Lovely weekend - warm and sunny, just right for getting the garden sorted. So, naturally, I've got the flu. Not your normal couple of days' off work sticky cold, but real live so-grim-my-arms-don't-work-properly flu. And then there's the mystery of the unexplained bruise on the back of my right hand.
Still, the football results fell very nicely, so the Arsenal won the Premiership at the ground of our pathetic arch-enemies T*tt*nh*m H*tsp*r. Unbeaten so far in the league, best player in the world, and safe in the knowledge that Ryan Giggs is still a window-licking wookie.
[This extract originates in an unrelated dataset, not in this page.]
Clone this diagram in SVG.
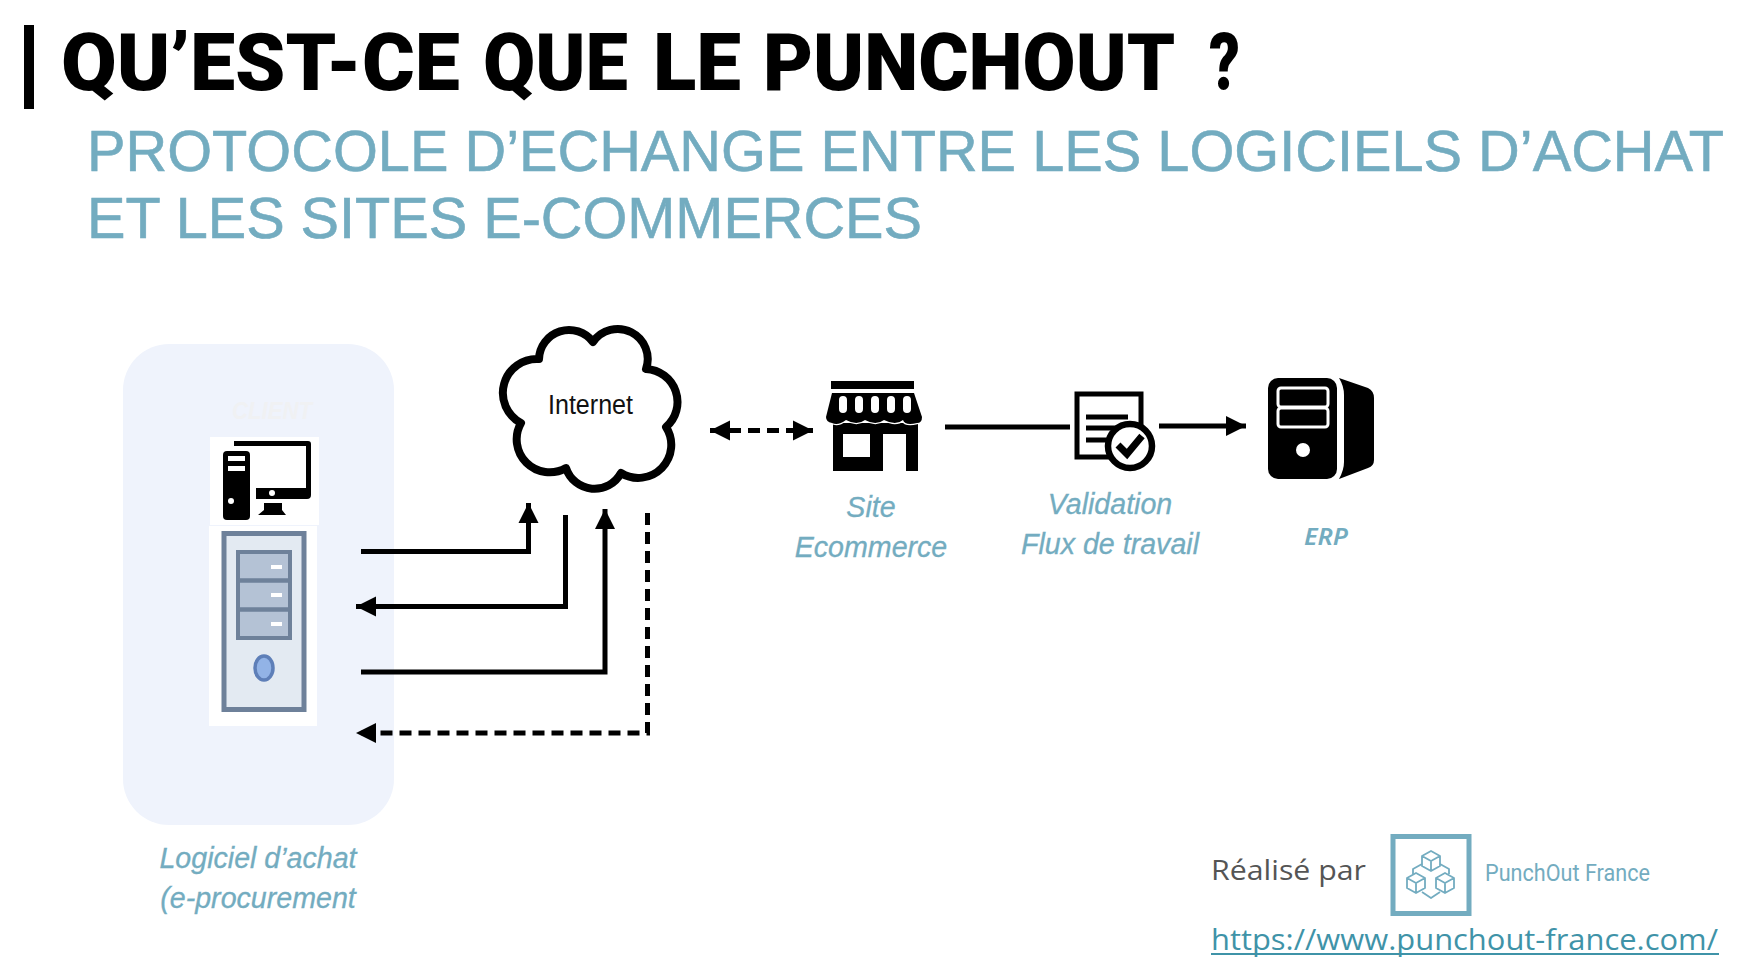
<svg xmlns="http://www.w3.org/2000/svg" width="1752" height="972" viewBox="0 0 1752 972">
<style>
.lbl{font-family:"Liberation Sans",Arial,sans-serif;font-style:italic;font-size:28.600px;fill:#73acc0;text-anchor:middle;stroke:#73acc0;stroke-width:.3}
.sub{font-family:"Liberation Sans",Arial,sans-serif;font-size:58px;fill:#73acc0;stroke:#73acc0;stroke-width:.6}
.c{fill:none;stroke:#000;stroke-width:5}
.d{stroke-dasharray:12 7}
.cube{fill:none;stroke:#73acc0;stroke-width:1.8;stroke-linejoin:round}
</style>
<defs>
<marker id="ah" markerUnits="userSpaceOnUse" markerWidth="22" markerHeight="22" refX="20" refY="11" orient="auto-start-reverse"><path d="M0 1L20 11L0 21Z" fill="#000"/></marker>
<g id="cb"><path class="cube" d="M0 -10L9 -5V5L0 10L-9 5V-5ZM-9 -5L0 0L9 -5M0 0V10"/></g>
</defs>
<rect width="1752" height="972" fill="#fff"/>
<g id="title">
<rect x="24" y="25" width="10" height="84" fill="#000"/>
<text y="90" font-family="Roboto,sans-serif" font-weight="900" font-size="80" fill="#000"><tspan x="61" textLength="399" lengthAdjust="spacingAndGlyphs">QU’EST-CE</tspan> <tspan x="483" textLength="145" lengthAdjust="spacingAndGlyphs">QUE</tspan> <tspan x="653" textLength="88" lengthAdjust="spacingAndGlyphs">LE</tspan> <tspan x="763" textLength="410" lengthAdjust="spacingAndGlyphs">PUNCHOUT</tspan> <tspan x="1209" textLength="31" lengthAdjust="spacingAndGlyphs">?</tspan></text>
<text class="sub" x="87" y="171" textLength="1637" lengthAdjust="spacingAndGlyphs">PROTOCOLE D’ECHANGE ENTRE LES LOGICIELS D’ACHAT</text>
<text class="sub" x="87" y="238" textLength="835" lengthAdjust="spacingAndGlyphs">ET LES SITES E-COMMERCES</text>
</g>
<g id="client">
<rect x="123" y="344" width="271" height="481" rx="46" fill="#eff3fc"/>
<text x="272" y="419" font-family="Liberation Sans,sans-serif" font-style="italic" font-weight="700" font-size="24" fill="#f0f1f3" text-anchor="middle" textLength="80" lengthAdjust="spacingAndGlyphs">CLIENT</text>
<rect x="210" y="437" width="109" height="88" fill="#fff"/>
<rect x="209" y="526" width="108" height="200" fill="#fff"/>
<path d="M234 441H308a3 3 0 0 1 3 3V495a4 4 0 0 1 -4 4H256V488H306V446H234Z" fill="#000"/>
<rect x="223" y="451" width="27" height="69" rx="4" fill="#000"/>
<rect x="228" y="456" width="17" height="5" fill="#fff"/><rect x="228" y="466" width="17" height="5" fill="#fff"/><circle cx="231" cy="501" r="3" fill="#fff"/>
<circle cx="272" cy="493" r="3" fill="#fff"/>
<path d="M264 503H282V510L286 515H258L264 510Z" fill="#000"/>
<rect x="224" y="533.500" width="80" height="176" fill="#e3eaf2" stroke="#6e819a" stroke-width="5"/>
<rect x="238" y="552" width="52" height="86" fill="#b4c2d5" stroke="#6e819a" stroke-width="4"/>
<path d="M237 580.500H291M237 609.500H291" stroke="#6e819a" stroke-width="4.500"/>
<path d="M271 565h11v4h-11zM271 593h11v4h-11zM271 622h11v4h-11z" fill="#fff"/>
<ellipse cx="264" cy="668" rx="9" ry="12" fill="#92b3e6" stroke="#5e7fb8" stroke-width="3.500"/>
<text class="lbl" x="258" y="868">Logiciel d’achat</text>
<text class="lbl" x="258" y="908">(e-procurement</text>
</g>
<g id="internet">
<path d="M539 359A30 30 0 0 1 593 342A30 30 0 0 1 646 369A33 33 0 0 1 666 427A33 33 0 0 1 621 473A30 30 0 0 1 566 468A33 33 0 0 1 521 423A34 34 0 0 1 539 359Z" fill="#fff" stroke="#000" stroke-width="8" stroke-linejoin="round"/>
<text x="548" y="414" font-family="Liberation Sans,sans-serif" font-size="27" textLength="85" lengthAdjust="spacingAndGlyphs" fill="#111">Internet</text>
</g>
<g id="connectors">
<path class="c" marker-end="url(#ah)" d="M361 551.500H528.500V503"/>
<path class="c" marker-end="url(#ah)" d="M565.500 515V606.500H356"/>
<path class="c" marker-end="url(#ah)" d="M361 672H605V509"/>
<path class="c d" marker-end="url(#ah)" d="M647.500 513V733H356"/>
<path class="c d" marker-start="url(#ah)" marker-end="url(#ah)" d="M710 430.500H813"/>
<path class="c" d="M945 427H1070"/>
<path class="c" marker-end="url(#ah)" d="M1159 426H1246"/>
</g>
<g id="store">
<rect x="831" y="381" width="83" height="8" fill="#000"/>
<path d="M833 423H918V471H906V434H883V471H833ZM843 434V457H870V434Z" fill="#000" fill-rule="evenodd"/>
<path d="M832 393H914L922 417Q922 423 917 423Q905 426 903 420Q896 426 884 420Q876 426 865 420Q857 426 846 420Q838 426 832 423Q826 422 826 417Z" fill="#000" stroke="#fff" stroke-width="2.500" paint-order="stroke"/>
<path d="M843 400V409M859 400V409M875 400V409M891 400V409M907 400V409" stroke="#fff" stroke-width="8" stroke-linecap="round" fill="none"/>
<text class="lbl" x="871" y="517">Site</text>
<text class="lbl" x="871" y="557">Ecommerce</text>
</g>
<g id="validation">
<rect x="1077" y="394" width="64" height="63" fill="#fff" stroke="#000" stroke-width="5"/>
<path d="M1086 417H1128M1086 428H1128M1086 440H1112" stroke="#000" stroke-width="5"/>
<circle cx="1130" cy="446" r="22" fill="#fff" stroke="#000" stroke-width="6.500"/>
<path d="M1118 445L1127 454L1142 436" fill="none" stroke="#000" stroke-width="7"/>
<text class="lbl" x="1110" y="514">Validation</text>
<text class="lbl" x="1110" y="554">Flux de travail</text>
</g>
<g id="erp">
<rect x="1268" y="378" width="69" height="101" rx="10" fill="#000"/>
<path d="M1339 378L1368 388Q1374 391 1374 398V460Q1374 466 1368 468L1339 479Q1344 470 1344 462V395Q1344 386 1339 378Z" fill="#000"/>
<rect x="1278" y="388" width="50" height="19" rx="3" fill="#000" stroke="#fff" stroke-width="3"/>
<rect x="1278" y="408" width="50" height="19" rx="3" fill="#000" stroke="#fff" stroke-width="3"/>
<circle cx="1303" cy="450" r="7" fill="#fff"/>
<text x="1326" y="545" font-family="Noto Sans,sans-serif" font-style="italic" font-weight="600" font-size="24" text-anchor="middle" textLength="44" lengthAdjust="spacingAndGlyphs" fill="#73acc0">ERP</text>
</g>
<g id="brand">
<text x="1211" y="880" font-family="Open Sans,sans-serif" font-size="27" textLength="155" lengthAdjust="spacingAndGlyphs" fill="#555">Réalisé par</text>
<rect x="1393" y="836.500" width="76" height="77" fill="none" stroke="#73acc0" stroke-width="5"/>
<use href="#cb" x="1431" y="861"/><use href="#cb" x="1416" y="883"/><use href="#cb" x="1445" y="883"/>
<path class="cube" d="M1422 864L1413 869V874M1440 864L1449 869V874M1422 892L1431 898L1440 892"/>
<text x="1485" y="881" font-family="Roboto,sans-serif" font-size="23" textLength="165" lengthAdjust="spacingAndGlyphs" fill="#73acc0">PunchOut France</text>
<text x="1211" y="950" font-family="Open Sans,sans-serif" font-size="30" textLength="507" lengthAdjust="spacingAndGlyphs" fill="#3f93a8">https://www.punchout-france.com/</text>
<rect x="1211" y="953" width="508" height="2" fill="#3f93a8"/>
</g>
</svg>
No sooner had the final whistle gone on this litle triumph when the phone rang with news of the death of a favourite aunt who lost her battle with cancer yesterday afternoon, rather exposing that famous quote of the late Bill Shankly as the pile of toss that it is.
Life goes on...
Interesting
A modest and uniquely talented man, little is known of the pivotal role of snooker star Steve "Interesting" Davis in the course of recent world history. For example, he rarely speaks of a 147 maximum break against the odds which led directly to the fall of the Berlin Wall and the collapse of Communism, but that is just typical of the man's humble attitude to life.
However, that is just the peak of a career which has seen Davis as the driving force behind the Sex Pistols, the model for "Blakey" in "On the Buses", and his narrow failure to assassinate Margaret Thatcher in the infamous Robot Len Ganley plot of 1987.
Much of this extraordinary life will remain a secret for many years to come, thanks to Davis's undercover work for the Dutch Secret Service - he has saved the world on no less than seven occasions, asking only for a lifetime's supply of donkey porn and a season ticket for PSV Eindhoven in return.
Steve "Interesting" Davis: Gentleman, Scholar, Acrobat.